* [Task brief]
Gather all lines in the data that hold the string "with".

* [Available records]
* start *

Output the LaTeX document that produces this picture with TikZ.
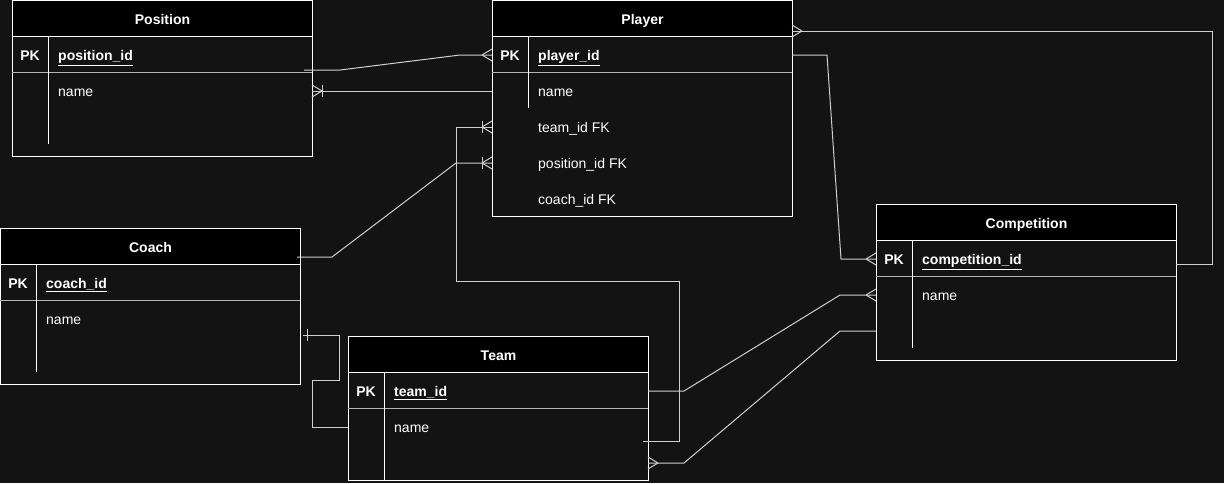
\documentclass[tikz,border=0pt]{standalone}
\usepackage{fontspec}
\setmainfont{Liberation Sans}
\definecolor{bg}{HTML}{131313}
\definecolor{conn}{HTML}{CFCFCF}
\definecolor{sep}{HTML}{B4B4B4}
\begin{document}
\begin{tikzpicture}[x=1pt,y=-1pt,
  every node/.style={text=white, inner sep=0pt, font=\fontsize{14}{16}\selectfont},
  hdr/.style={fill=black, draw=white, line width=1pt, anchor=north west, minimum width=300pt, minimum height=36pt, text height=12pt, text depth=0pt, font=\fontsize{14}{16}\selectfont\bfseries},
  tblbody/.style={draw=white, line width=1pt, anchor=north west, minimum width=300pt},
  seprule/.style={draw=sep, line width=1pt},
  divrule/.style={draw=white, line width=1pt},
  pklbl/.style={anchor=base, yshift=-5.5pt, font=\fontsize{14}{16}\selectfont\bfseries},
  fld/.style={anchor=base west, yshift=-5.5pt},
  conn/.style={draw=conn, line width=1pt},
  crow/.pic={\draw[conn] (-10,0) -- (0,-6); \draw[conn] (-10,0) -- (0,6);},
  onebar/.pic={\draw[conn] (-10,-6) -- (-10,6);}
]
\useasboundingbox[fill=bg] (0,0) rectangle (1224,483);

% ---------- Position ----------
\node[tblbody, minimum height=120pt] (posB) at (12,36) {};
\node[hdr] (posH) at (12,0) {Position};
\draw[seprule] (12,72) -- (312,72);
\draw[divrule] (48,36) -- (48,144);
\node[pklbl] (posPKl) at (30,55) {PK};
\node[fld, font=\fontsize{14}{16}\selectfont\bfseries] (posPK) at (58,55) {\underline{position\_id}};
\node[fld] (posN) at (58,91) {name};

% ---------- Player ----------
\node[tblbody, minimum height=180pt] (plB) at (492,36) {};
\node[hdr] (plH) at (492,0) {Player};
\draw[seprule] (492,72) -- (792,72);
\draw[divrule] (528,36) -- (528,108);
\node[pklbl] (plPKl) at (510,55) {PK};
\node[fld, font=\fontsize{14}{16}\selectfont\bfseries] (plPKt) at (538,55) {\underline{player\_id}};
\node[fld] (plN) at (538,91) {name};
\node[fld] (plT) at (538,127) {team\_id FK};
\node[fld] (plP) at (538,163) {position\_id FK};
\node[fld] (plC) at (538,199) {coach\_id FK};

% ---------- Coach ----------
\node[tblbody, minimum height=120pt] (coB) at (0,264) {};
\node[hdr] (coH) at (0,228) {Coach};
\draw[seprule] (0,300) -- (300,300);
\draw[divrule] (36,264) -- (36,372);
\node[pklbl] (coPKl) at (18,283) {PK};
\node[fld, font=\fontsize{14}{16}\selectfont\bfseries] (coPK) at (46,283) {\underline{coach\_id}};
\node[fld] (coN) at (46,319) {name};

% ---------- Team ----------
\node[tblbody, minimum height=108pt] (tmB) at (348,372) {};
\node[hdr] (tmH) at (348,336) {Team};
\draw[seprule] (348,408) -- (648,408);
\draw[divrule] (384,372) -- (384,480);
\node[pklbl] (tmPKl) at (366,391) {PK};
\node[fld, font=\fontsize{14}{16}\selectfont\bfseries] (tmPK) at (394,391) {\underline{team\_id}};
\node[fld] (tmN) at (394,427) {name};

% ---------- Competition ----------
\node[tblbody, minimum height=120pt] (cpB) at (876,240) {};
\node[hdr] (cpH) at (876,204) {Competition};
\draw[seprule] (876,276) -- (1176,276);
\draw[divrule] (912,240) -- (912,348);
\node[pklbl] (cpPKl) at (894,259) {PK};
\node[fld, font=\fontsize{14}{16}\selectfont\bfseries] (cpPK) at (922,259) {\underline{competition\_id}};
\node[fld] (cpN) at (922,295) {name};

% ---------- connector end points ----------
\coordinate (posOut) at (304,70);
\coordinate (plPKw) at (492,55);
\coordinate (plNw) at (492,91);
\coordinate (posNe) at (312,91);
\coordinate (tmOut) at (643,441);
\coordinate (plTw) at (492,127);
\coordinate (coOut) at (297,257);
\coordinate (plPw) at (492,163);
\coordinate (plPKe) at (792,55);
\coordinate (cpPKw) at (876,259);
\coordinate (cpE) at (1176,264);
\coordinate (plTop) at (792,31);
\coordinate (tmPKe) at (648,391);
\coordinate (cpNw) at (876,295);
\coordinate (cpLow) at (876,331);
\coordinate (tmLow) at (648,463);
\coordinate (coNe) at (303,335);
\coordinate (tmNw) at (348,427);

% ---------- connectors ----------
\draw[conn] (posOut) -- (340,70) -- (460,55) -- (plPKw);
\pic at (plPKw) {crow};

\draw[conn] (plNw) -- (posNe);
\pic[xscale=-1] at (posNe) {crow};
\pic[xscale=-1] at (posNe) {onebar};

\draw[conn] (tmOut) -- (679,441) -- (679,281) -- (456,281) -- (456,127) -- (plTw);
\pic at (plTw) {crow};
\pic at (plTw) {onebar};

\draw[conn] (coOut) -- (332,257) -- (456,163) -- (plPw);
\pic at (plPw) {crow};
\pic at (plPw) {onebar};

\draw[conn] (plPKe) -- (827,55) -- (841,259) -- (cpPKw);
\pic at (cpPKw) {crow};

\draw[conn] (cpE) -- (1212,264) -- (1212,31) -- (plTop);
\pic[xscale=-1] at (plTop) {crow};

\draw[conn] (tmPKe) -- (684,391) -- (840,295) -- (cpNw);
\pic at (cpNw) {crow};

\draw[conn] (cpLow) -- (840,331) -- (684,463) -- (tmLow);
\pic[xscale=-1] at (tmLow) {crow};

\draw[conn] (coNe) -- (339,335) -- (339,380) -- (312,380) -- (312,427) -- (tmNw);
\draw[conn] (307,329) -- (307,341);
\end{tikzpicture}
\end{document}
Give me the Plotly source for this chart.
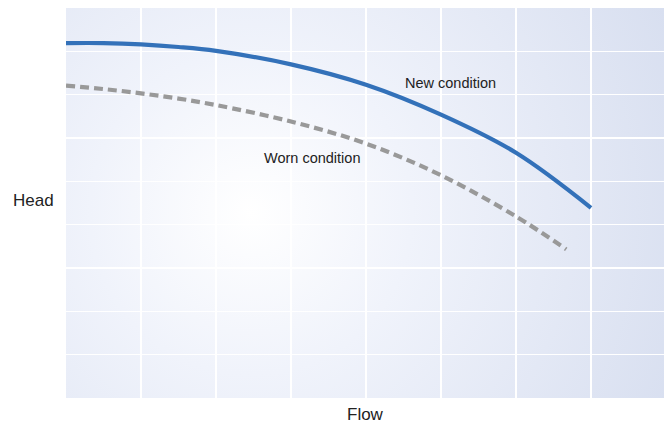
import base64
import plotly.graph_objects as go

# Data
flow_new = [0, 0.5, 1, 1.5, 2, 3, 4, 5, 6, 7]
head_new = [8.19, 8.19, 8.16, 8.10, 8.01, 7.70, 7.23, 6.54, 5.66, 4.39]

flow_worn = [0, 0.5, 1, 1.5, 2, 3, 4, 5, 6, 6.67]
head_worn = [7.21, 7.13, 7.03, 6.91, 6.76, 6.38, 5.87, 5.14, 4.19, 3.43]

label_new = "New condition"
label_worn = "Worn condition"
x_title = "Flow"
y_title = "Head"

FONT = "Liberation Sans, Arial, Helvetica, sans-serif"

svg = (
    '<svg xmlns="http://www.w3.org/2000/svg" width="598" height="390" '
    'viewBox="0 0 598 390" preserveAspectRatio="none">'
    '<defs><radialGradient id="g" gradientUnits="userSpaceOnUse" '
    'cx="185" cy="205" r="460" fx="185" fy="205">'
    '<stop offset="0" stop-color="#ffffff"/>'
    '<stop offset="0.35" stop-color="#f0f3fb"/>'
    '<stop offset="1" stop-color="#d8dff0"/>'
    '</radialGradient></defs>'
    '<rect x="0" y="0" width="598" height="390" fill="url(#g)"/></svg>'
)
bg_src = "data:image/svg+xml;base64," + base64.b64encode(svg.encode()).decode()

fig = go.Figure()
fig.add_trace(go.Scatter(
    x=flow_new, y=head_new, mode="lines", name=label_new,
    line=dict(color="#3371b9", width=4.2, shape="spline", smoothing=1.0),
    hoverinfo="skip",
))
fig.add_trace(go.Scatter(
    x=flow_worn, y=head_worn, mode="lines", name=label_worn,
    line=dict(color="#999999", width=4.2, shape="spline", smoothing=1.0, dash="9px,5px"),
    hoverinfo="skip",
))

fig.add_annotation(x=5.12, y=7.26, text=label_new, showarrow=False,
                   font=dict(family=FONT, size=14.5, color="#222222"))
fig.add_annotation(x=3.28, y=5.54, text=label_worn, showarrow=False,
                   font=dict(family=FONT, size=14.5, color="#222222"))
fig.add_annotation(x=-33 / 598, y=(398 - 200) / 390, xref="paper", yref="paper",
                   text=y_title, showarrow=False, xanchor="center", yanchor="middle",
                   font=dict(family=FONT, size=17, color="#222222"))
fig.add_annotation(x=(365 - 66) / 598, y=-(414 - 398) / 390, xref="paper", yref="paper",
                   text=x_title, showarrow=False, xanchor="center", yanchor="middle",
                   font=dict(family=FONT, size=17, color="#222222"))

fig.update_layout(
    width=664, height=427,
    margin=dict(l=66, r=0, t=8, b=29),
    paper_bgcolor="white",
    plot_bgcolor="rgba(0,0,0,0)",
    showlegend=False,
    images=[dict(source=bg_src, xref="paper", yref="paper", x=0, y=1,
                 sizex=1, sizey=1, sizing="stretch", layer="below",
                 xanchor="left", yanchor="top")],
    xaxis=dict(range=[0, 598 / 75], dtick=1, tick0=0, showticklabels=False,
               showgrid=True, gridcolor="white", gridwidth=1.5, zeroline=False,
               showline=False, ticks="", fixedrange=True),
    yaxis=dict(range=[0, 9], dtick=1, tick0=0, showticklabels=False,
               showgrid=True, gridcolor="white", gridwidth=1.5, zeroline=False,
               showline=False, ticks="", fixedrange=True),
)

fig.write_html("out.html",
               config={"displayModeBar": False, "staticPlot": True},
               post_script="document.body.style.margin='0';document.body.style.overflow='hidden';")
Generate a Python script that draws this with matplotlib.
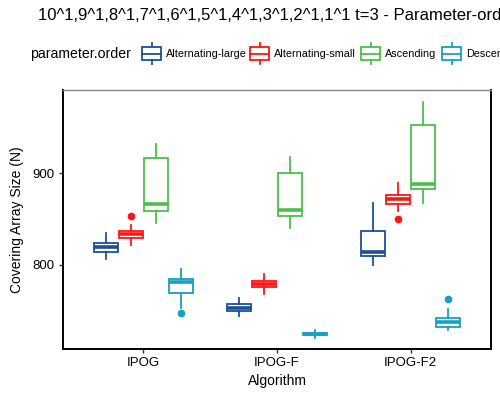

* end *

* [Response to the exercise]
Output the LaTeX document that produces this picture with TikZ.
Generate a Python script that draws this with matplotlib.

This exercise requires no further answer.